Re: Feedback on hyphenation properties

Håkon Wium Lie wrote:

> > Finally we think that doing language-sensitive hyphenation is hard
> > because most web content does not have the appropriate "lang"
> > attributes. We'd like to suggest a property that permits
> > language-sensitive hyphenation, namely "hyphenation-locale" (or
> > "hyphenate-locale"), that an author can use to inform the UA about
> > what locale should be used for hyphenation:
> > 
> > hyphenation-locale: auto | string
> > where the string is a locale identifier.
> > 
> > If not auto, the value would override the language derived from any
> > present "lang" attributes.
> 
> This would remove an incentive to start using the 'lang' attribute.
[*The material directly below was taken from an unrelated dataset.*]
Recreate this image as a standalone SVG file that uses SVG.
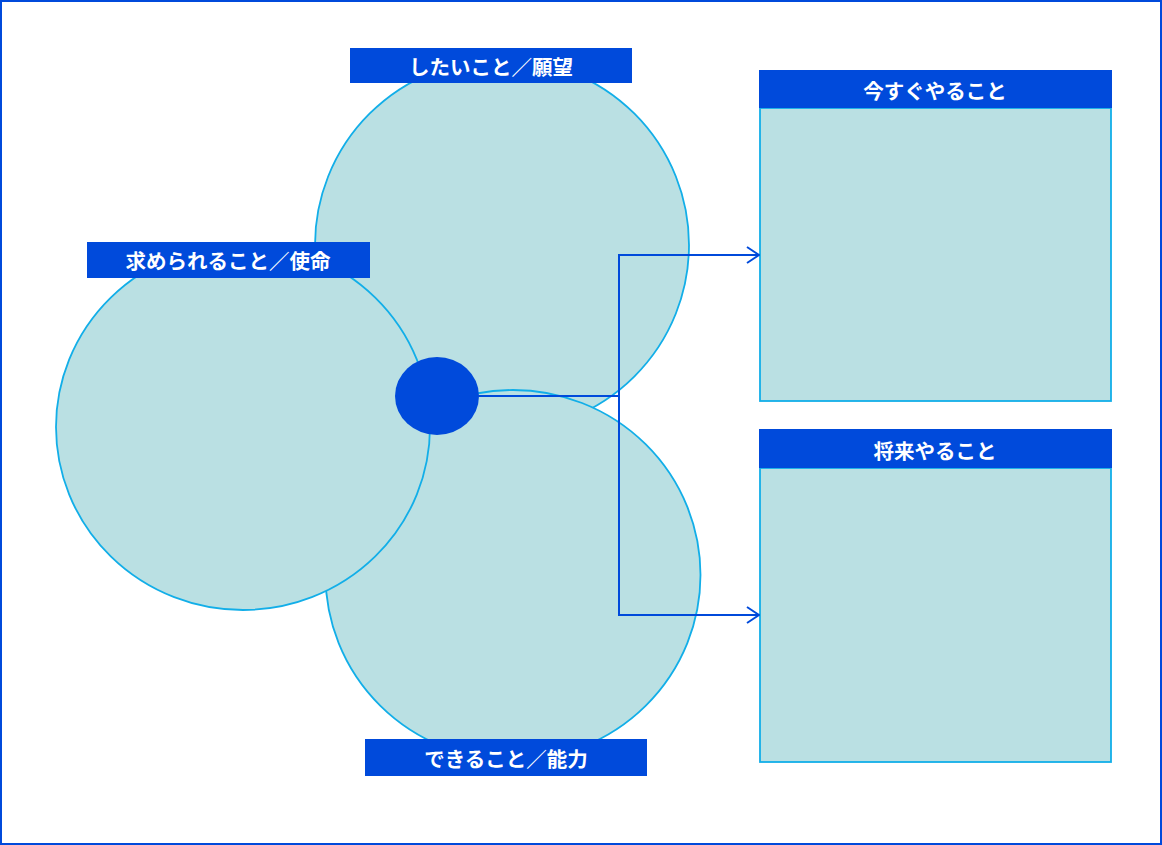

If
> we want to encode such information in CSS (I'm not sure we do) it may
> be better to offer a property that can also be used outside of
> hyphenation, no? E.g.:
> 
>   body { locale: 'en' }

I don't think language/locale makes sense as a presentational property
unless it's for a very specific reason.  For example, the
'font-language-override' property in CSS3 Fonts is intended as an
override to access language-specific handling in a given font; in
general, these should be inferred from the value of the 'lang' attribute.

Simon Fraser wrote:

> One reason we see a need for this is that we have to hyphenate content
> that lacks "lang" attributes, but for which there is out-of-band data
> about the language (e.g. EPUB). Another reason is that we may be able
> to deduce something about the language from analysis of the content,
> and thus need to propagate the results of that analysis to the
> hyphenation system somehow.
> 
> > it may
> > be better to offer a property that can also be used outside of
> > hyphenation, no? E.g.:
> >
> >  body { locale: 'en' }
> 
> This is a reasonable suggestion. Knowledge about the language is also
> used for collation (e.g. for "find" algorithms), and for font
> substitution, so it seems reasonable to have a property independent of
> hyphenation for those things as well.

Rather than a new property it seems reasonable to define hyphenation
handling in such a way that user agents use the 'lang' attribute when it
exists or infer it when it doesn't.  I don't quite understand your EPUB
example, xml:lang is supported there, no?  If it's in some form of
associated metadata then I still don't see a problem with user agents
picking that up in cases where the 'lang' attribute it not defined.

How exactly to deal with multilingual text (e.g. Latin words used within
runs of Japanese text) is also an important case to consider.

Cheers,

John Daggett

Received on Friday, 6 August 2010 02:27:05 UTC